Happy New Year! I hope that your New Year’s celebrations were enjoyable ones and that this first day of 2016 is going well.

We had a quiet New Year’s Eve at home; I made gluten-free lasagna for dinner, read some poetry and essay collections (Spot the Terrorist by Lori Jakiela; Looking for The Gulf Motel by Richard Blanco, and Remains of Passion by Sarah Einstein) to reach my goal of reading 52 books in 2015. We watched the now-insufferable Dick Clark’s New Year’s Rockin’ Eve, made it to midnight, and tumbled into bed shortly thereafter.

My head was pounding when I woke up this morning; this would be understandable if I’d had wine with dinner, but I didn’t because all we have in the house is red wine. Ironically, that’s usually a surefire migraine trigger for me.  I wound up going back to bed for a few hours and now, with the assistance of my friend Maxalt and some chamomile tea, am feeling much more like myself.

Which is good, because I had big plans for today.

First Book 2016

I’m thrilled that Sheila from Book Journey is hosting her annual First Book of the Year event. I love this event because I’ve always given a considerable amount of thought to which book will be the first that I read in any given year. I place a great deal of importance on selecting the book that I do, because I feel that the first book can set the tone for a year, whether it is to inspire change or growth or … whatever.

A Room of One's Own

For 2016, I chose A Room of One’s Own by Virginia Woolf as my First Book of the Year.

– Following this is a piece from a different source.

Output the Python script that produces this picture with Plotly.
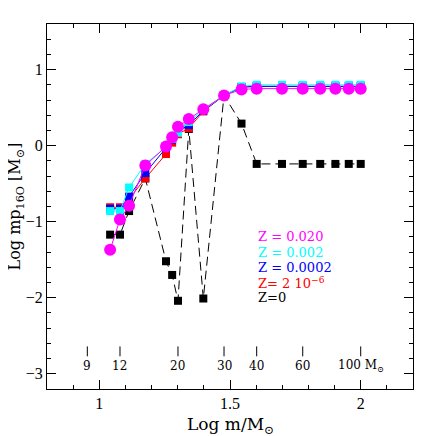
import numpy as np
import plotly.graph_objects as go

# stellar masses (M_sun) of the models
masses = [11, 12, 13, 15, 18, 19, 20, 22, 25, 30, 35, 40, 50, 60, 70, 80, 90, 100]

# log yields for each metallicity
z_0 = [-1.17, -1.17, -0.86, -0.43, -1.52, -1.70, -2.04, 0.22, -2.01, 0.66, 0.29,
       -0.24, -0.24, -0.24, -0.24, -0.24, -0.24, -0.24]
z_2e6 = [-0.81, -0.81, -0.70, -0.43, -0.11, 0.04, 0.15, 0.23, 0.45, 0.66, 0.77,
         0.78, 0.78, 0.78, 0.78, 0.78, 0.78, 0.78]
z_2e4 = [-0.83, -0.83, -0.67, -0.36, -0.03, 0.08, 0.19, 0.27, 0.46, 0.66, 0.77,
         0.78, 0.78, 0.78, 0.78, 0.78, 0.78, 0.78]
z_2e3 = [-0.86, -0.86, -0.55, -0.24, -0.02, 0.09, 0.17, 0.31, 0.47, 0.66, 0.78,
         0.80, 0.80, 0.80, 0.80, 0.80, 0.80, 0.80]
z_02 = [-1.37, -0.97, -0.79, -0.26, -0.01, 0.11, 0.25, 0.35, 0.48, 0.66, 0.74,
        0.75, 0.75, 0.75, 0.75, 0.75, 0.75, 0.75]

# inner mass scale
mass_marks = [9, 12, 20, 30, 40, 60, 100]
mass_text = ["9", "12", "20", "30", "40", "60", "100 M<sub>⊙</sub>"]

legend_text = ["Z = 0.020", "Z = 0.002", "Z = 0.0002", "Z= 2 10<sup>−6</sup>", "Z=0"]
legend_col = ["#ff00ff", "#00ffff", "#0000ff", "#ff0000", "#000000"]

FONT = "Liberation Serif"
WIDE = "DejaVu Serif"
logm = np.log10(masses)

fig = go.Figure()

series = [
    (z_0, "#000000", "square", 8, "9px,5px"),
    (z_2e6, "#ff0000", "square", 8, "solid"),
    (z_2e4, "#0000ff", "square", 8, "solid"),
    (z_2e3, "#00ffff", "square", 8, "solid"),
    (z_02, "#ff00ff", "circle", 12, "solid"),
]
for vals, col, sym, size, dash in series:
    fig.add_trace(go.Scatter(
        x=logm, y=vals, mode="lines+markers",
        line=dict(color=col, width=1, dash=dash),
        marker=dict(symbol=sym, size=size, color=col),
        showlegend=False, hoverinfo="skip"))

# tick marks of the inner mass scale
tx, ty = [], []
for m in mass_marks:
    tx += [np.log10(m), np.log10(m), None]
    ty += [-2.64, -2.77, None]
fig.add_trace(go.Scatter(x=tx, y=ty, mode="lines", line=dict(color="black", width=1),
                         showlegend=False, hoverinfo="skip"))
for m, t in zip(mass_marks, mass_text):
    fig.add_annotation(x=np.log10(m), y=-2.9, text=t, showarrow=False,
                       font=dict(family=WIDE, size=12, color="black"))

for i, (t, c) in enumerate(zip(legend_text, legend_col)):
    fig.add_annotation(x=1.6, y=-1.2 - 0.2 * i, text=t, showarrow=False, xanchor="left",
                       font=dict(family=WIDE, size=13, color=c))

# axis titles
fig.add_annotation(xref="paper", yref="paper", x=0.5, y=-0.1, yanchor="middle",
                   text="Log m/M<sub>⊙</sub>", showarrow=False,
                   font=dict(family=WIDE, size=17, color="black"))
fig.add_annotation(xref="paper", yref="paper", x=-0.085, y=0.5, xanchor="center",
                   yanchor="middle", textangle=-90,
                   text="Log mp<sub>16O</sub> [M<sub>⊙</sub>]", showarrow=False,
                   font=dict(family=WIDE, size=16, color="black"))

axis = dict(showline=True, linecolor="black", linewidth=1, mirror="allticks",
            ticks="inside", ticklen=9, tickcolor="black", showgrid=False, zeroline=False,
            automargin=False, tickfont=dict(family=FONT, size=16, color="black"))
fig.update_xaxes(range=[0.8, 2.2], tickvals=[1, 1.5, 2], ticktext=["1", "1.5", "2"],
                 minor=dict(dtick=0.1, tick0=0.8, ticks="inside", ticklen=4, tickcolor="black"),
                 **axis)
fig.update_yaxes(range=[-3.2, 1.6], tickvals=[-3, -2, -1, 0, 1],
                 minor=dict(dtick=0.2, tick0=0, ticks="inside", ticklen=4, tickcolor="black"),
                 **axis)
# page body adds an 8px offset, so margins are shifted to land the frame where the reference has it
fig.update_layout(width=436, height=436, margin=dict(l=39, r=31, t=16, b=55),
                  plot_bgcolor="white", paper_bgcolor="white")
fig.write_html("out.html")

It’s one that I’ve been wanting to read for a long time now, it is my selection for The Classics Club’s current spin as well as The Classic Club’s Women’s Classic Literature Event, and since I own this one, it allows me to Read at Least One of My Own Damn Books. (I say it every year, but reading my own damn books is going to be a focus area for me this year. Really.)

I’m excited about this one.  I’ll let you know if it lives up to my expectations.